Master protocol is a type of trial designs where multiple therapies and/or multiple disease populations can be investigated in the same trial. A shared control can be used for multiple therapies to gain operational efficiency and gain attraction to patients. To balance between controlling for false positive rate and having adequate power for detecting true signals, the impact of False Discovery Rate (FDR) is evaluated when multiple investigational drugs are studied in the master protocol. With the shared control group, the “random high” or “random low” in the control group can potentially impact all hypotheses testing that compare each of the test regimens and the control group in terms of probability of having at least one positive hypothesis outcome, or multiple positive outcomes.

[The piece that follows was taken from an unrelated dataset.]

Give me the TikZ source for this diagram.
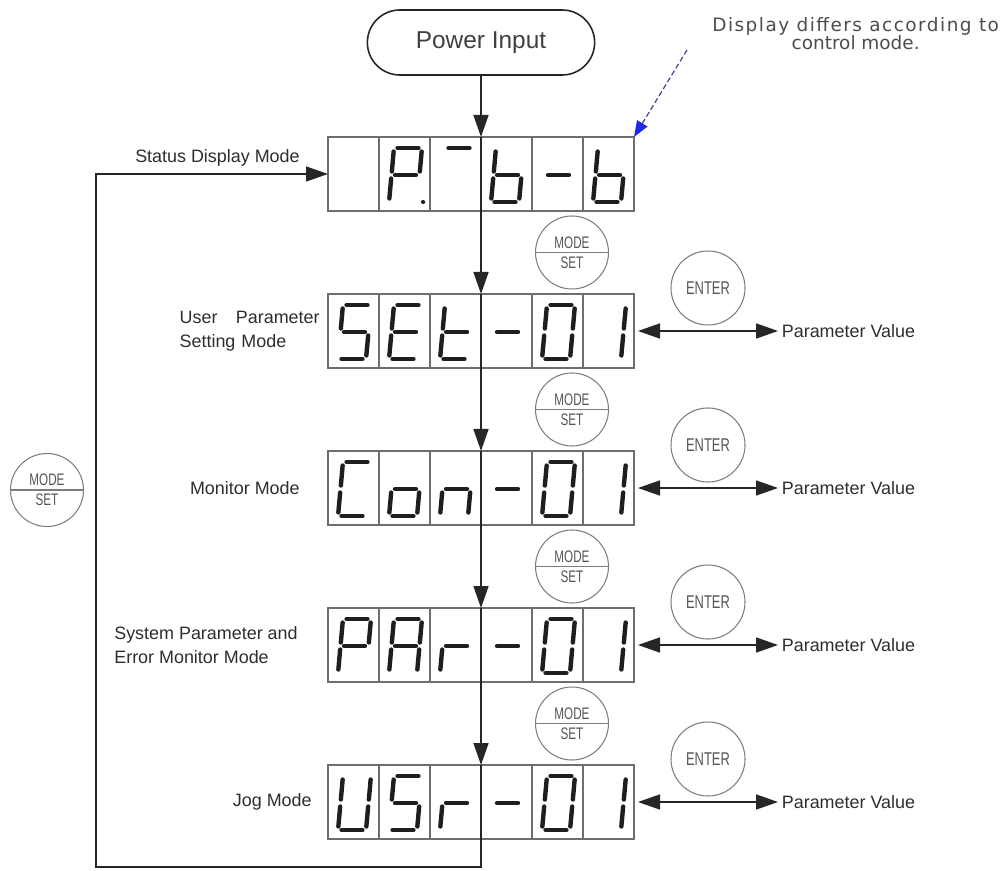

When regulatory agencies make the decision of approving or declining one or more regimens based on the master protocol design, this introduces a different type of error: simultaneous false-decision error. In this manuscript, we examine in detail the derivations and properties of the simultaneous false-decision error in the master protocol with shared control under the framework of FDR. The simultaneous false-decision error consists of two parts: simultaneous false-discovery rate (SFDR) and simultaneous false non-discovery rate (SFNR). Based on our analytical evaluation and simulations, the magnitude of SFDR and SFNR inflation is small. Therefore, the multiple error rate controls are generally adequate, further adjustment to a pre-specified level on SFDR or SFNR or reduce the alpha allocated to each individual treatment comparison to the shared control is deemed unnecessary.